A month later, it was another Democrat, Dick Durbin of Illinois, who came under fire. After reading from an FBI report on abuse of detainees at Guantanamo, he compared the American practices to “Nazis, Soviets in their gulags, or some mad regime — Pol Pot or others — that had no concern for human beings.” That unleashed a storm of criticism that hasn’t abated in the month since then, despite Durbin’s tearful apology a few days afterward.
What’s silly about all this posturing is that it turns a compliment into an insult. Americans who compare misbehavior to Nazism are saying, in effect, that they can’t think of a worse insult. They’re acknowledging that Hitler’s crimes were the worst ever committed. Do their targets deserve the overheated rhetoric? Almost never, but — well, that’s politics.
Jews have been playing the same game for decades. Even the most distinguished among us have used Holocaust imagery in the most wildly disproportionate ways: the “silent Holocaust” of intermarriage, the “spiritual Holocaust” of Soviet antisemitism, Yasser Arafat as “Hitler in a keffiyeh.” None of the perpetrators — rabbis, organizational presidents, Israeli prime ministers — has ever been forced to apologize.
It’s likely that some of the new indignation spills over from the 1995 assassination of Yitzhak Rabin, which has made many Jewish activists acutely sensitive to inflated Holocaust rhetoric and eager to apply the lesson where it doesn’t belong.
But we suspect the indignation swirling around Washington reflects something else: a desire to suppress political dissent.

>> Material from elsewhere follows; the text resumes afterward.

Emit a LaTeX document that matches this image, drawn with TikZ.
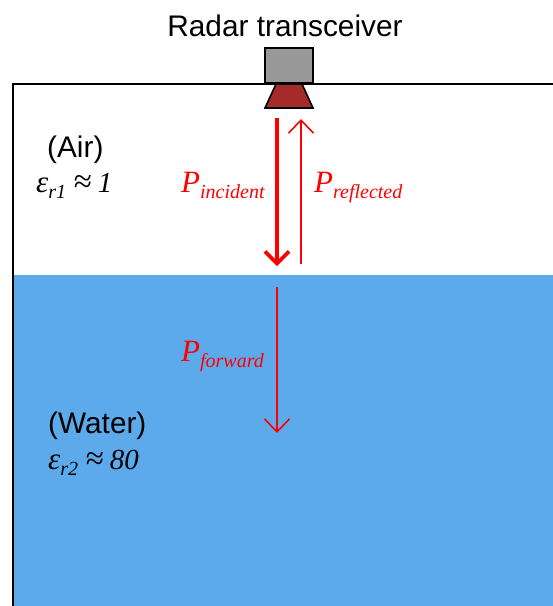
\documentclass[tikz,border=0pt]{standalone}
\usepackage{fontspec}
\setmainfont{Liberation Sans}
\newfontfamily\symfont{Liberation Serif}
\usetikzlibrary{arrows.meta}
\definecolor{waterblue}{HTML}{5CAAEC}
\definecolor{hornbrown}{HTML}{A52A2A}
\newcommand{\powerlabel}[1]{{\fontsize{31}{31}\selectfont P}\raisebox{-6pt}{\fontsize{20}{20}\selectfont #1}}
\newcommand{\permlabel}[2]{{\fontsize{31}{31}\selectfont ε}\raisebox{-6pt}{\fontsize{20}{20}\selectfont r#1}{\fontsize{29}{29}\selectfont\ {\fontsize{33}{33}\selectfont ≈}\hspace{-1pt}\ #2}}
\begin{document}
\begin{tikzpicture}[
  x=1pt,y=-1pt,
  line join=miter,
  medium/.style={anchor=base west,inner sep=0pt,font=\fontsize{29.8}{29.8}\selectfont},
  power/.style={anchor=base west,inner sep=0pt,text=red,font=\symfont\itshape},
  perm/.style={anchor=base west,inner sep=0pt,font=\symfont\itshape},
  thinray/.style={red,line width=1.6pt,-{Straight Barb[length=13pt,width=25pt,line width=1.6pt]}},
  thickray/.style={red,line width=3.6pt,-{Straight Barb[length=12pt,width=24pt,line width=3.6pt]}}
]
  \useasboundingbox (0,0) rectangle (553,606);
  \fill[waterblue] (13,275) rectangle (553,606);
  \draw[black,line width=2pt] (13,606) -- (13,84) -- (553,84);
  \node[draw=black,fill=black!40,line width=1.6pt,minimum width=48pt,minimum height=35pt,inner sep=0pt] (box) at (289,65.5) {};
  \draw[fill=hornbrown,line width=1.6pt] (276,84) -- (302,84) -- (313,108) -- (265,108) -- cycle;
  \node[anchor=base,inner sep=0pt,font=\fontsize{29.8}{29.8}\selectfont] (radar) at (285,36) {Radar transceiver};
  \coordinate (ia) at (277,118);
  \coordinate (ib) at (277,266);
  \coordinate (ra) at (301,264);
  \coordinate (rb) at (301,119);
  \coordinate (fa) at (277,287);
  \coordinate (fb) at (277,433);
  \draw[thickray] (ia) -- (ib);
  \draw[thinray] (ra) -- (rb);
  \draw[thinray] (fa) -- (fb);
  \node[power] (pinc) at (181,192) {\powerlabel{incident}};
  \node[power] (pref) at (314,192) {\powerlabel{reflected}};
  \node[power] (pfwd) at (181,361) {\powerlabel{forward}};
  \node[medium] (air) at (47,157) {(Air)};
  \node[perm] (eair) at (36,192) {\permlabel{1}{1}};
  \node[medium] (water) at (48,433) {(Water)};
  \node[perm] (ewater) at (48,469) {\permlabel{2}{80}};
\end{tikzpicture}
\end{document}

It was former White House spokesman Ari Fleischer, discussing a snide remark back in September 2001 by television comic Bill Maher about the 9/11 terrorists, who chillingly warned that Americans “need to watch what they say, watch what they do. This is not a time for remarks like that; there never is.” Now it seems that just about anything untoward that you hear from Democrats — it’s nearly always Democrats — has crossed some invisible line of decency.
In fact, it’s thought control and censorship that are always inappropriate. The cure for bad speech is more speech.